Martha Cyr stands in the middle of a classroom with students and faculty members working on laptops in the background. She is smiling and has blonde hair, and is wearing glasses, a short-sleeved dark blue shirt, and black shorts.

Pre-College Engineering Education Honors Martha Cyr with Lifetime Achievement Award

Nationally recognized authority on K-12 educational outreach
July 24, 2017

Pre-College Engineering Education (PCEE) has selected Martha Cyr, executive director of the STEM Education Center at WPI, for its Lifetime Achievement Award for her body of work as a nationally recognized authority on K-12 educational outreach. The organization is a division of the American Society for Engineering Education (ASEE).

“I’m truly honored to be recognized for my contribution to engineering education for pre-college kids,” says Cyr, who started working in this area of education in the mid-‘90s at Tufts. She taught engineering and was the founding director of Tufts University Center for Engineering Educational Outreach. She joined WPI in 2003.
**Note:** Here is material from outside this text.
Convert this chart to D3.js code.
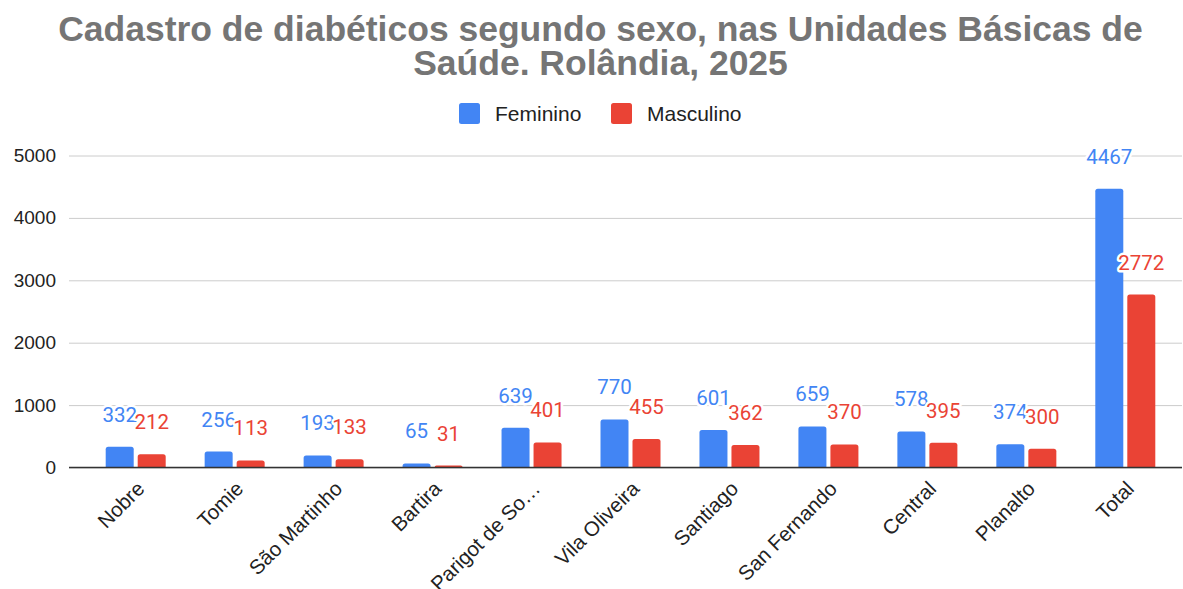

“It’s kind of neat to be able to look back at all the programs and initiatives that I helped to start, especially as every one of them is still in existence today,” she says.


Cyr (left) looks on at some work being completed.

Cyr says she’s proud to have been the first person WPI hired to a position solely dedicated to K-12 engineering education outreach, and to represent the Institute at the national level as the STEM Education Center executive director. The STEM Education Center builds upon WPI’s dedication to supporting PreK-12 learning by engaging with members of the education community around STEM, including future and current teachers, administrators, and educators of all kinds.

By any standard, Cyr has accomplished a lot in her career. At Tufts, she played an active part in the state’s revision of its K-12 curriculum frameworks, resulting in a learning strand called Technology/Engineering. In 2002 she was part of the team that created the ASEE K-12 division.

She was a founding member of Central Mass STEM Network, now housed in the STEM Education Center. She has served on two National Academy of Engineering committees, the most recent being the Committee on Future of Center-Based, Multidisciplinary Engineering Research. She has served on the advisory or executive boards of 12 grant projects or engineering education focused groups, chairing the committee work on two of the boards, and is chair of the ASEE PreCollege Engineering Education Division.

Cyr’s work in K-12 outreach and undergraduate teaching has produced six journal publications, 11 proceeding papers, and more than 30 presentations. She has headed the creation of three educational resources: the Prentice Hall Science Explorer middle school science series of texts, the Making the Connection series of resources for introducing engineering, and the LEGO Mindstorms for Schools Using ROBOLAB series of texts. She was a founding partner in the TeachEngineering.org free online resource for teachers. In all, she has been PI or co-PI on 49 funded projects, for which she has brought in support at a level in excess of $15.2 million.

Receiving the Lifetime Achievement Award doesn’t mean Cyr plans on slowing down.

“When they said they wanted to nominate me for the award, I thought, ‘But, I’m not done yet!’” she says.

“I’m truly honored to be recognized for my contribution to engineering education for pre-college kids...It’s kind of neat to be able to look back at all the programs and initiatives that I helped to start, especially as every one of them is still in existence today.” -Martha Cyr

She’s currently focused on ways to increase the number of Massachusetts students who get to experience quality STEM learning with Project Lead the Way (PLTW) curriculum. PLTW is an organization that develops STEM curricula for use by U.S. elementary, middle, and high schools.

Cyr also wants to work on ways to “take teachers who are already good and make them exceptional,” including content pedagogy and other kinds of supports throughout the school year, she says.

And, she’d like to see more teachers introducing engineering concepts in lower grades and even in pre-school.

“Not everyone has to be an engineer, but engineers think differently about things,” she says. At Head Start in Worcester, for example, they’re working with kids to use the engineering design process to help them identify issues and come up with solutions, “teaching them to be problem-solvers.”

Even though there’s still much to do, Cyr says the Lifetime Achievement Award “is a really nice recognition that reflects the impact and depth of my work.”